Happy Thanksgiving you all!  With my co-blogger colleagues here on the BLPB writing various Thanksgiving posts on retail-related and other holiday-oriented business law issues (here and here), I find myself in a Thanksgiving-kind-of-mood.  I honestly have so much to be thankful for, it's hard to know where to start . . . .  But apropos of the business law focus of this blog, I am choosing today to be thankful for my students.  They make my job really special.

This semester, I have been teaching Business Associations in a new three-credit-hour format (challenging and stressful, but I have wanted to teach Business Associations in this format for fifteen years) and Corporate Finance (which I teach as a planning and drafting seminar).  I have 69 students in Business Associations and ten in Corporate Finance.  I have two class meetings left in each course.

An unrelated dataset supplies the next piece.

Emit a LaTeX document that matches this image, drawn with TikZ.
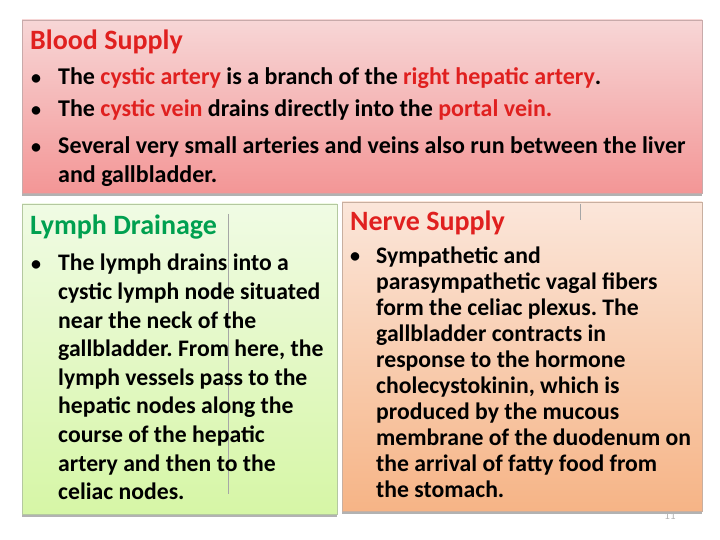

The 69 students in Business Associations have been among the most intellectually and doctrinally curious folks to which I have taught this material.  I have talked to a lot of them after class about the law and its application in specific contexts.  Two stayed after class the other day to discuss statutory interpretation rules with me in the context of some problems I gave them.  This large group also includes a number of students who have great senses of humor, offering us some real fun on occasion in class meetings and on the class TWEN site.  They are not always as prepared as I would like (and, in fact, some of the students have expressed to me their disappointment in their colleagues' lack of preparedness and participation), but they pick up after each other when one of them leaves a mess in his or her wake (volunteering to be "co-counsel" for a colleague–a concept I introduce in class early in the semester).  I enjoy getting up on Monday mornings to teach them at 9:00 am.

Corporate Finance includes a more narrow self-selected group.  Almost all of these students have or are actively seeking a job in transactional or advocacy-oriented business law.  They handed in their principal planning and drafting projects a bit over a week ago, projects that they spend much of the semester working on.  (These substantial written projects are described further in this transcribed presentation.)  Now, each student is reviewing and commenting on a project drafted by a fellow student.  Both the project and the review are constructed in a circumscribed format that I define.  I am excited to read their work on these projects, given the great conversations I have had with a number of them over the course of the semester as they puzzled through financial covenants, indemnification provisions, antidilution adjustments, and the like.  Great stuff.  I teach this class from 1:00 pm to 2:15 pm two days a week–a time in the day when I generally am most sleepy/least enthusiastic to teach.  But these folks ask good questions and seem to genuinely enjoy talking about corporate finance instruments and transactions, making the experience much more worthwhile.

So, I am very thankful for each and all of these 79 students.  I may not feel that way after I finish all the grading I have to do, but for now, I am both grateful and content.  And I didn't consume a single calorie getting there (which is more than I will be able to say Thursday night . . .).  Just looking at the picture at the top of this post makes my stomach feel full and me feel heavier.  Ugh.